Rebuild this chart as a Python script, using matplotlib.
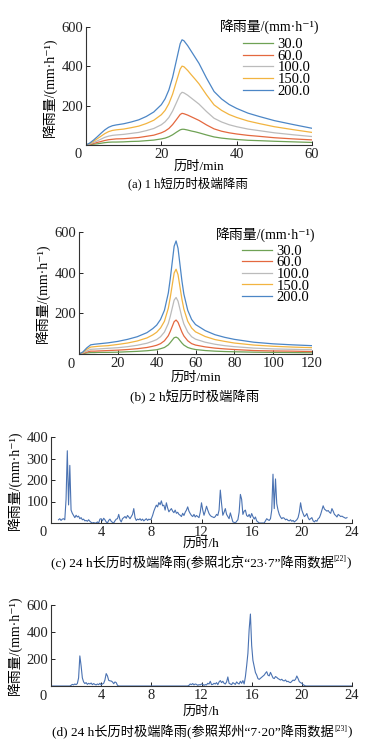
import numpy as np
import matplotlib
matplotlib.use("Agg")
import matplotlib.pyplot as plt

plt.rcParams["font.family"] = ["Liberation Serif", "Noto Sans CJK SC", "DejaVu Sans"]
plt.rcParams["font.size"] = 10.5

# ---- (a) 1 h design storms, min -> mm/h
levels = ["30.0", "60.0", "100.0", "150.0", "200.0"]
colors = ["#6FA255", "#E4683F", "#BBBBBB", "#F2B440", "#4C86C6"]

t_a = [0, 1, 2, 3, 4, 5, 6, 7, 8, 10, 12, 14, 16, 18, 20, 21, 22, 23, 24, 25, 25.5,
       26, 27, 28, 29, 30, 32, 34, 36, 38, 40, 43, 46, 50, 55, 60]
a_30 = [0, 2, 4, 6, 9, 12, 14, 15, 15, 16, 18, 19, 22, 25, 31, 35, 42, 52, 65, 77, 80,
        80, 76, 71, 67, 62, 51, 41, 35, 31, 28, 24, 22, 19, 16, 13]
a_60 = [0, 3, 8, 13, 18, 23, 27, 29, 31, 32, 35, 38, 44, 50, 62, 71, 84, 104, 129, 155, 161,
        159, 152, 143, 134, 125, 102, 82, 70, 62, 56, 49, 44, 37, 31, 26]
a_100 = [0, 5, 13, 21, 30, 39, 45, 49, 51, 54, 59, 64, 73, 84, 103, 118, 140, 173, 215, 258, 268,
         265, 253, 238, 223, 208, 170, 136, 117, 103, 93, 81, 73, 62, 52, 43]
a_150 = [0, 8, 19, 32, 45, 58, 68, 74, 77, 81, 88, 96, 109, 126, 154, 176, 210, 259, 323, 386, 401,
         398, 379, 356, 334, 311, 255, 204, 176, 155, 140, 122, 109, 93, 78, 64]
a_200 = [0, 10, 25, 42, 60, 77, 90, 98, 102, 108, 117, 128, 145, 168, 205, 235, 280, 345, 430, 515, 535,
         530, 505, 475, 445, 415, 340, 272, 234, 206, 186, 162, 145, 124, 104, 85]

# ---- (b) 2 h design storms
t_b = [0, 2, 4, 6, 8, 10, 15, 20, 25, 30, 35, 38, 40, 42, 44, 46, 47, 48, 49, 50, 51, 52,
       53, 54, 56, 58, 60, 65, 70, 75, 80, 90, 100, 110, 120]
b_30 = [0, 2, 5, 7, 7, 8, 8, 9, 11, 13, 16, 19, 21, 26, 32, 45, 56, 68, 80, 83, 78, 66,
        54, 44, 32, 26, 22, 17, 14, 12, 11, 9, 8, 7, 6]
b_60 = [0, 3, 9, 14, 14, 15, 17, 19, 22, 26, 32, 38, 43, 51, 65, 90, 111, 135, 159, 167, 156, 132,
        108, 89, 65, 51, 44, 35, 29, 25, 22, 17, 15, 14, 12]
b_100 = [0, 5, 15, 23, 24, 25, 28, 31, 36, 43, 53, 63, 71, 85, 108, 150, 185, 225, 265, 278, 260, 220,
         180, 148, 108, 85, 73, 58, 48, 41, 36, 29, 25, 23, 21]
b_150 = [0, 8, 23, 34, 36, 38, 41, 47, 54, 64, 79, 94, 107, 128, 161, 225, 278, 338, 398, 417, 390, 330,
         270, 221, 161, 128, 109, 86, 71, 62, 54, 44, 38, 34, 31]
b_200 = [0, 10, 30, 45, 48, 50, 55, 62, 72, 85, 105, 125, 142, 170, 215, 300, 370, 450, 530, 556, 520, 440,
         360, 295, 215, 170, 145, 115, 95, 82, 72, 58, 50, 45, 41]

# ---- (c) Beijing "23.7", 0.1 h steps, rows start at given hour
c_rows = [
    (0.6, [15, 20, 12, 18]),
    (1.0, [20, 15, 110, 336, 84, 268, 60, 45, 35, 25]),
    (2.0, [36, 28, 32, 20, 25, 15, 18, 10, 12, 8]),
    (3.0, [15, 8, 3, 0, 2, 0, 0, 5, 0, 18]),
    (4.0, [20, 10, 22, 15, 5, 0, 12, 18, 8, 3]),
    (5.0, [0, 10, 18, 20, 40, 15, 5, 20, 25, 30]),
    (6.0, [22, 35, 28, 20, 30, 40, 67, 25, 12, 18]),
    (7.0, [15, 20, 12, 18, 10, 15, 20, 12, 18, 15]),
    (8.0, [20, 35, 55, 70, 83, 75, 95, 85, 103, 80]),
    (9.0, [83, 60, 94, 70, 52, 60, 67, 55, 48, 60]),
    (10.0, [45, 50, 40, 36, 30, 45, 35, 50, 60, 75]),
    (11.0, [55, 44, 35, 30, 40, 28, 35, 30, 25, 50]),
    (12.0, [94, 60, 36, 55, 78, 60, 44, 35, 30, 28]),
    (13.0, [25, 30, 40, 35, 60, 153, 90, 36, 50, 67]),
    (14.0, [40, 30, 20, 47, 25, 5, 3, 0, 8, 15]),
    (15.0, [50, 133, 110, 40, 55, 60, 35, 30, 40, 25]),
    (16.0, [44, 30, 18, 28, 10, 5, 0, 0, 0, 0]),
    (17.0, [0, 10, 20, 15, 12, 20, 60, 227, 67, 205]),
    (18.0, [90, 60, 40, 28, 20, 25, 22, 15, 18, 12]),
    (19.0, [10, 15, 8, 12, 5, 10, 15, 25, 50, 94]),
    (20.0, [60, 44, 30, 35, 44, 25, 15, 20, 25, 10]),
    (21.0, [5, 12, 8, 20, 25, 40, 60, 80, 65, 60]),
    (22.0, [55, 58, 50, 45, 67, 55, 40, 35, 28, 40]),
    (23.0, [35, 30, 32, 28, 25, 22, 25]),
]

# ---- (d) Zhengzhou "7.20"
d_rows = [
    (0.0, [0]),
    (1.5, [0, 5, 12, 8, 15, 10, 18, 60, 223, 150, 60, 30, 18, 25, 12, 20, 15, 22, 10, 18,
           12, 8, 15, 10, 20, 8, 15, 20, 45, 92, 75, 42, 38, 37, 30, 17, 30, 25, 5, 0]),
    (10.9, [0, 5, 15, 10, 18, 8, 15, 12, 5, 10, 8]),
    (12.0, [15, 12, 5, 10, 8, 20, 15, 35, 10, 12]),
    (13.0, [20, 15, 25, 10, 30, 40, 25, 35, 20, 15]),
    (14.0, [30, 67, 20, 15, 10, 25, 18, 12, 30, 20]),
    (15.0, [15, 35, 20, 40, 15, 69, 150, 242, 420, 533]),
    (16.0, [300, 190, 143, 100, 81, 55, 49, 57, 65, 72]),
    (17.0, [81, 95, 106, 80, 75, 101, 80, 60, 55, 70]),
    (18.0, [64, 55, 50, 44, 50, 40, 38, 45, 32, 35]),
    (19.0, [28, 25, 35, 44, 40, 50, 74, 55, 32, 25]),
    (20.0, [20, 10, 5, 0]),
    (24.0, [0]),
]


def unroll(rows):
    t, v = [], []
    for start, vals in rows:
        for i, val in enumerate(vals):
            t.append(round(start + 0.1 * i, 2))
            v.append(val)
    return t, v


W, H = 372, 750
fig = plt.figure(figsize=(W / 100, H / 100), dpi=100)
YLAB = "降雨量/(mm·h⁻¹)"
FS = 10.5


def px_box(l, t, r, b):
    return [l / W, 1 - b / H, (r - l) / W, (b - t) / H]


def style(ax, xmax, xticks, ymax, yticks):
    for s in ["top", "right"]:
        ax.spines[s].set_visible(False)
    for s in ["left", "bottom"]:
        ax.spines[s].set_linewidth(0.8)
        ax.spines[s].set_color("#333333")
    ax.set_xlim(0, xmax)
    ax.set_ylim(0, ymax)
    ax.set_xticks(xticks)
    ax.set_yticks(yticks)
    ax.tick_params(direction="in", length=3, width=0.7, pad=2, colors="#222222", labelsize=FS)
    ax.annotate("0", xy=(0, 0), xycoords="axes fraction", xytext=(-8, -10),
                textcoords="offset pixels", ha="center", va="center", fontsize=FS, color="#222222")


def ftext(x, y, s, **kw):
    return fig.text(x / W, 1 - y / H, s, **kw)


def add_legend(ax, left, top, title_xy):
    ax.legend(loc="upper left", bbox_to_anchor=(left / W, 1 - top / H),
              bbox_transform=fig.transFigure, frameon=False,
              handlelength=2.05, handletextpad=0.3, labelspacing=-0.11,
              borderpad=0, borderaxespad=0, fontsize=FS)
    ftext(title_xy[0], title_xy[1], YLAB, ha="center", va="center", fontsize=10)


# (a)
ax = fig.add_axes(px_box(86, 27, 312, 145))
for lab, col, ys in zip(levels, colors, [a_30, a_60, a_100, a_150, a_200]):
    ax.plot(t_a, ys, color=col, lw=0.9, label=lab)
style(ax, 60, [20, 40, 60], 600, [200, 400, 600])
add_legend(ax, 243, 38, (270, 27))
ftext(50, 87, YLAB, rotation=90, ha="center", va="center", fontsize=10)
ftext(199, 167, "历时/min", ha="center", va="center", fontsize=9.5)

# (b)
ax = fig.add_axes(px_box(79, 232, 312, 354))
for lab, col, ys in zip(levels, colors, [b_30, b_60, b_100, b_150, b_200]):
    ax.plot(t_b, ys, color=col, lw=0.9, label=lab)
style(ax, 120, [20, 40, 60, 80, 100, 120], 600, [200, 400, 600])
add_legend(ax, 242, 244.5, (266, 235))
ftext(43, 293, YLAB, rotation=90, ha="center", va="center", fontsize=10)
ftext(196, 378, "历时/min", ha="center", va="center", fontsize=9.5)

# (c)
ax = fig.add_axes(px_box(51, 437, 352, 523))
tc, vc = unroll(c_rows)
ax.plot(tc, vc, color="#4A72B2", lw=0.8)
style(ax, 24, [4, 8, 12, 16, 20, 24], 400, [100, 200, 300, 400])
ftext(15, 480, YLAB, rotation=90, ha="center", va="center", fontsize=10)
ftext(201, 544, "历时/h", ha="center", va="center", fontsize=9.5)

# (d)
ax = fig.add_axes(px_box(51, 605, 352, 686))
td, vd = unroll(d_rows)
ax.plot(td, vd, color="#4A72B2", lw=0.8)
style(ax, 24, [4, 8, 12, 16, 20, 24], 600, [200, 400, 600])
ftext(15, 645, YLAB, rotation=90, ha="center", va="center", fontsize=10)
ftext(201, 712, "历时/h", ha="center", va="center", fontsize=9.5)


# captions, with small raised reference marks
def caption(xc, y, parts):
    r = fig.canvas.get_renderer()
    objs = []
    for s, size, lift in parts:
        objs.append((ftext(0, y - lift, s, ha="left", va="center", fontsize=size), lift))
    widths = [o.get_window_extent(r).width for o, _ in objs]
    x = xc - sum(widths) / 2
    for (o, lift), w in zip(objs, widths):
        o.set_position((x / W, 1 - (y - lift) / H))
        x += w


caption(188, 183, [("(a) 1 h短历时极端降雨", 9.0, 0)])
caption(195, 397, [("(b) 2 h短历时极端降雨", 9.6, 0)])
caption(201, 563, [("(c) 24 h长历时极端降雨(参照北京“23·7”降雨数据", 9.6, 0),
                   ("[22]", 5.5, 3.5), (")", 9.6, 0)])
caption(202, 732, [("(d) 24 h长历时极端降雨(参照郑州“7·20”降雨数据", 9.5, 0),
                   ("[23]", 5.5, 3.5), (")", 9.5, 0)])

fig.savefig("out.png", dpi=100)
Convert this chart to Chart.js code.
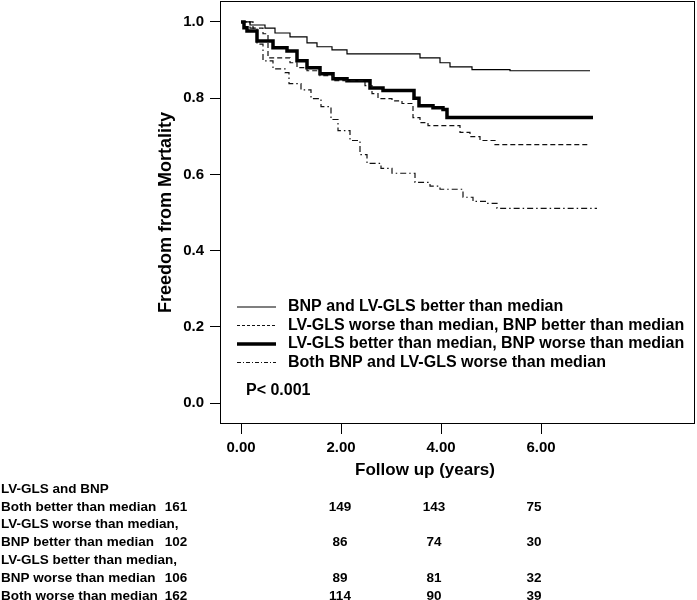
<!DOCTYPE html>
<html>
<head>
<meta charset="utf-8">
<script src="https://cdn.jsdelivr.net/npm/chart.js@4.4.0/dist/chart.umd.min.js"></script>
<style>
  html, body { margin: 0; padding: 0; background: #fff; }
  canvas { display: block; }
</style>
</head>
<body>
<canvas id="km" width="697" height="600"></canvas>
<script>
// Kaplan-Meier curves (time in years, survival fraction after each drop)
const bothBetterTime = [0, 0.18, 0.48, 0.68, 0.98, 1.32, 1.52, 1.82, 2.12, 3.58, 3.98, 4.18, 4.62, 5.38, 6.98];
const bothBetterSurv = [1, 0.992, 0.984, 0.971, 0.961, 0.945, 0.935, 0.927, 0.916, 0.906, 0.893, 0.882, 0.875, 0.872, 0.872];

const glsWorseTime = [0, 0.24, 0.44, 0.54, 0.98, 1.12, 1.32, 1.58, 1.84, 2.48, 2.62, 2.74, 3.02, 3.22, 3.44, 3.58, 3.74, 4.38, 4.58, 4.78, 5.08, 6.98];
const glsWorseSurv = [1, 0.984, 0.969, 0.906, 0.893, 0.880, 0.872, 0.859, 0.846, 0.833, 0.812, 0.799, 0.793, 0.786, 0.749, 0.736, 0.728, 0.710, 0.699, 0.689, 0.678, 0.678];

const bnpWorseTime = [0, 0.06, 0.12, 0.32, 0.64, 0.92, 1.12, 1.32, 1.58, 1.84, 2.12, 2.58, 2.84, 3.46, 3.56, 3.84, 4.04, 4.12, 7.04];
const bnpWorseSurv = [1, 0.985, 0.976, 0.950, 0.932, 0.924, 0.898, 0.880, 0.864, 0.851, 0.846, 0.827, 0.820, 0.800, 0.780, 0.775, 0.770, 0.749, 0.749];

const bothWorseTime = [0, 0.18, 0.32, 0.44, 0.64, 0.88, 0.96, 1.2, 1.4, 1.6, 1.8, 1.94, 2.18, 2.38, 2.52, 2.8, 3.02, 3.48, 3.78, 3.98, 4.44, 4.64, 4.92, 5.12, 7.12];
const bothWorseSurv = [1, 0.984, 0.942, 0.898, 0.877, 0.867, 0.838, 0.822, 0.799, 0.778, 0.744, 0.715, 0.689, 0.652, 0.629, 0.616, 0.603, 0.579, 0.569, 0.561, 0.540, 0.529, 0.524, 0.511, 0.511];

const seriesLabels = [
  "BNP and LV-GLS better than median",
  "LV-GLS worse than median, BNP better than median",
  "LV-GLS better than median, BNP worse than median",
  "Both BNP and LV-GLS worse than median",
];

const xTicks = [0, 2, 4, 6];
const yTicks = [0, 0.2, 0.4, 0.6, 0.8, 1.0];

// numbers at risk
const riskRowLabels = [
  "LV-GLS and BNP",
  "Both better than median",
  "LV-GLS worse than median,",
  "BNP better than median",
  "LV-GLS better than median,",
  "BNP worse than median",
  "Both worse than median",
];
const atRiskBothBetter = [161, 149, 143, 75];
const atRiskGlsWorse = [102, 86, 74, 30];
const atRiskBnpWorse = [106, 89, 81, 32];
const atRiskBothWorse = [162, 114, 90, 39];
const riskRows = [null, atRiskBothBetter, null, atRiskGlsWorse, null, atRiskBnpWorse, atRiskBothWorse];

const FONT = "Arial, 'Liberation Sans', sans-serif";

function toPoints(t, s) {
  return t.map((x, i) => ({ x: x, y: s[i] }));
}

const styles = [
  { borderColor: "#000", borderWidth: 1.2, borderDash: [] },
  { borderColor: "#111", borderWidth: 1.2, borderDash: [5, 3] },
  { borderColor: "#000", borderWidth: 3.5, borderDash: [] },
  { borderColor: "#111", borderWidth: 1.2, borderDash: [6, 3, 1.5, 3] },
];
const legendDash = [[], [3, 2], [], [4, 2, 1, 2]];

const series = [
  toPoints(bothBetterTime, bothBetterSurv),
  toPoints(glsWorseTime, glsWorseSurv),
  toPoints(bnpWorseTime, bnpWorseSurv),
  toPoints(bothWorseTime, bothWorseSurv),
];

const extras = {
  id: "extras",
  afterDraw(chart) {
    const ctx = chart.ctx;
    const a = chart.chartArea;
    ctx.save();
    // frame
    ctx.strokeStyle = "#000";
    ctx.lineWidth = 1;
    ctx.setLineDash([]);
    ctx.strokeRect(Math.round(a.left) + 0.5, Math.round(a.top) + 0.5,
      Math.round(a.right - a.left) - 1, Math.round(a.bottom - a.top) - 1);

    // legend
    ctx.font = "bold 16px " + FONT;
    ctx.fillStyle = "#000";
    ctx.textBaseline = "middle";
    ctx.textAlign = "left";
    const legY = [307, 325.5, 344, 362.5];
    chart.data.datasets.forEach((ds, i) => {
      ctx.beginPath();
      ctx.strokeStyle = ds.borderColor;
      ctx.lineWidth = ds.borderWidth;
      ctx.setLineDash(legendDash[i]);
      ctx.moveTo(237, legY[i]);
      ctx.lineTo(276, legY[i]);
      ctx.stroke();
      ctx.setLineDash([]);
      ctx.fillText(ds.label, 288, legY[i]);
    });
    ctx.fillText("P< 0.001", 246, 391);

    // x title
    ctx.font = "bold 17px " + FONT;
    ctx.textAlign = "center";
    ctx.fillText("Follow up (years)", 425, 470);

    // at-risk table
    ctx.font = "bold 13.5px " + FONT;
    const colX = [176, 340, 434, 534];
    riskRowLabels.forEach((lab, r) => {
      const y = 489 + r * 17.8;
      ctx.textAlign = "left";
      ctx.fillText(lab, 1, y);
      const row = riskRows[r];
      if (row) {
        ctx.textAlign = "center";
        row.forEach((n, c) => ctx.fillText(String(n), colX[c], y));
      }
    });
    ctx.restore();
  },
};

new Chart(document.getElementById("km").getContext("2d"), {
  type: "line",
  data: {
    datasets: series.map((pts, i) => ({
      label: seriesLabels[i],
      data: pts,
      stepped: "before",
      borderColor: styles[i].borderColor,
      borderWidth: styles[i].borderWidth,
      borderDash: styles[i].borderDash,
      pointRadius: 0,
      fill: false,
      tension: 0,
    })),
  },
  options: {
    responsive: false,
    animation: false,
    layout: { padding: { left: 0, top: 1, right: 2, bottom: 0 } },
    plugins: { legend: { display: false }, tooltip: { enabled: false } },
    scales: {
      x: {
        type: "linear",
        min: -0.42,
        max: 9.08,
        afterBuildTicks: (s) => { s.ticks = xTicks.map((v) => ({ value: v })); },
        afterFit: (s) => { s.height = 176; s.paddingLeft = 0; s.paddingRight = 0; },
        border: { display: false },
        grid: { drawOnChartArea: false, drawTicks: true, tickLength: 10, color: "#000" },
        ticks: {
          padding: 5,
          color: "#000",
          font: { family: FONT, size: 15, weight: "bold" },
          callback: (v) => Number(v).toFixed(2),
        },
      },
      y: {
        type: "linear",
        min: -0.055,
        max: 1.055,
        afterBuildTicks: (s) => { s.ticks = yTicks.map((v) => ({ value: v })); },
        afterFit: (s) => { s.width = 220; s.paddingTop = 0; s.paddingBottom = 0; },
        border: { display: false },
        grid: { drawOnChartArea: false, drawTicks: true, tickLength: 10, color: "#000" },
        title: {
          display: true,
          text: "Freedom from Mortality",
          color: "#000",
          font: { family: FONT, size: 18, weight: "bold" },
          padding: { top: 155, bottom: 0 },
        },
        ticks: {
          padding: 6,
          color: "#000",
          font: { family: FONT, size: 15, weight: "bold" },
          callback: (v) => Number(v).toFixed(1),
        },
      },
    },
  },
  plugins: [extras],
});
</script>
</body>
</html>
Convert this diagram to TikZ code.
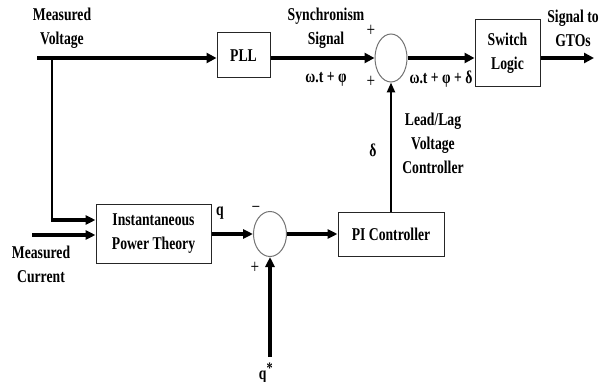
\documentclass[tikz,border=0pt]{standalone}
\usepackage{fontspec}
\setmainfont{Liberation Serif}[FakeStretch=0.76]
\usetikzlibrary{arrows.meta,shapes.geometric}
\begin{document}
\begin{tikzpicture}[x=1pt,y=-1pt,
  lab/.style={font=\fontsize{18}{24}\selectfont\bfseries, align=center, inner sep=0pt},
  sgn/.style={font=\fontsize{20}{20}\selectfont, inner sep=0pt},
  blk/.style={draw=black!85, line width=1pt, lab},
  sum/.style={draw=black!55, line width=1pt, ellipse, inner sep=0pt},
  sig/.style={line width=4.5pt, -{Triangle[length=10pt,width=10pt]}},
  sigb/.style={line width=3.5pt, -{Triangle[length=10pt,width=9pt]}},
  thn/.style={line width=2.2pt},
  thna/.style={line width=2.4pt, -{Triangle[length=10pt,width=8pt]}}]
\useasboundingbox (0,0) rectangle (610,382);
% blocks
\node[blk, minimum width=53pt, minimum height=45pt] (pll) at (243.5,55.5) {PLL};
\node[blk, minimum width=65pt, minimum height=67pt] (sw) at (507.5,53.5) {Switch\\Logic};
\node[blk, minimum width=115pt, minimum height=59pt] (ipt) at (153.5,234) {Instantaneous\\Power Theory};
\node[blk, minimum width=106pt, minimum height=44pt] (pi) at (391,234) {PI Controller};
\node[sum, minimum width=32pt, minimum height=48pt] (s1) at (391,58) {};
\node[sum, minimum width=33pt, minimum height=45pt] (s2) at (270,234) {};
% free ends
\coordinate (mv) at (37,58);
\coordinate (br) at (52,58);
\coordinate (bc) at (52,220);
\coordinate (mc) at (32,235);
\coordinate (qs) at (270,357);
\coordinate (out) at (594,58);
% connectors
\draw[sig] (mv) -- (pll.west |- mv);
\draw[thn] (br) -- (bc);
\draw[sigb] ([xshift=-1.1pt]bc) -- (ipt.west |- bc);
\draw[sigb] (mc) -- (ipt.west |- mc);
\draw[sigb] (ipt.east) -- (s2.west);
\draw[sigb] (s2.east) -- (pi.west);
\draw[sigb] (qs) -- (s2.south);
\draw[thna] (pi.north) -- (s1.south);
\draw[sig] (pll.east |- s1) -- (s1.west);
\draw[sig] (s1.east) -- (s1.east -| sw.west);
\draw[sig] (sw.east |- out) -- (out);
% labels
\node[lab] (lmv) at (62,28) {Measured\\Voltage};
\node[lab] (lsy) at (326,28) {Synchronism\\Signal};
\node[lab] (lwt) at (326,79) {ω.t + φ};
\node[sgn] (p1) at (371,31) {+};
\node[sgn] (p2) at (371,82) {+};
\node[lab] (lwd) at (441,79) {ω.t + φ + δ};
\node[lab] (lgt) at (573,28) {Signal to\\GTOs};
\node[lab] (ld) at (373,150) {δ};
\node[lab] (lll) at (433,143) {Lead/Lag\\Voltage\\Controller};
\node[lab] (lq) at (220,213) {q};
\node[sgn] (m1) at (256,210) {−};
\node[sgn] (p3) at (255,268) {+};
\node[lab] (lmc) at (41,264) {Measured\\Current};
\node[lab] (lqs) at (266,373) {q\textsuperscript{\fontsize{16}{16}\selectfont *}};
\end{tikzpicture}
\end{document}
^^^^
**EXERCISE**
Tally the lines of the records holding the word "this", then give only the resulting number.

**PROBLEM SOLUTION**
3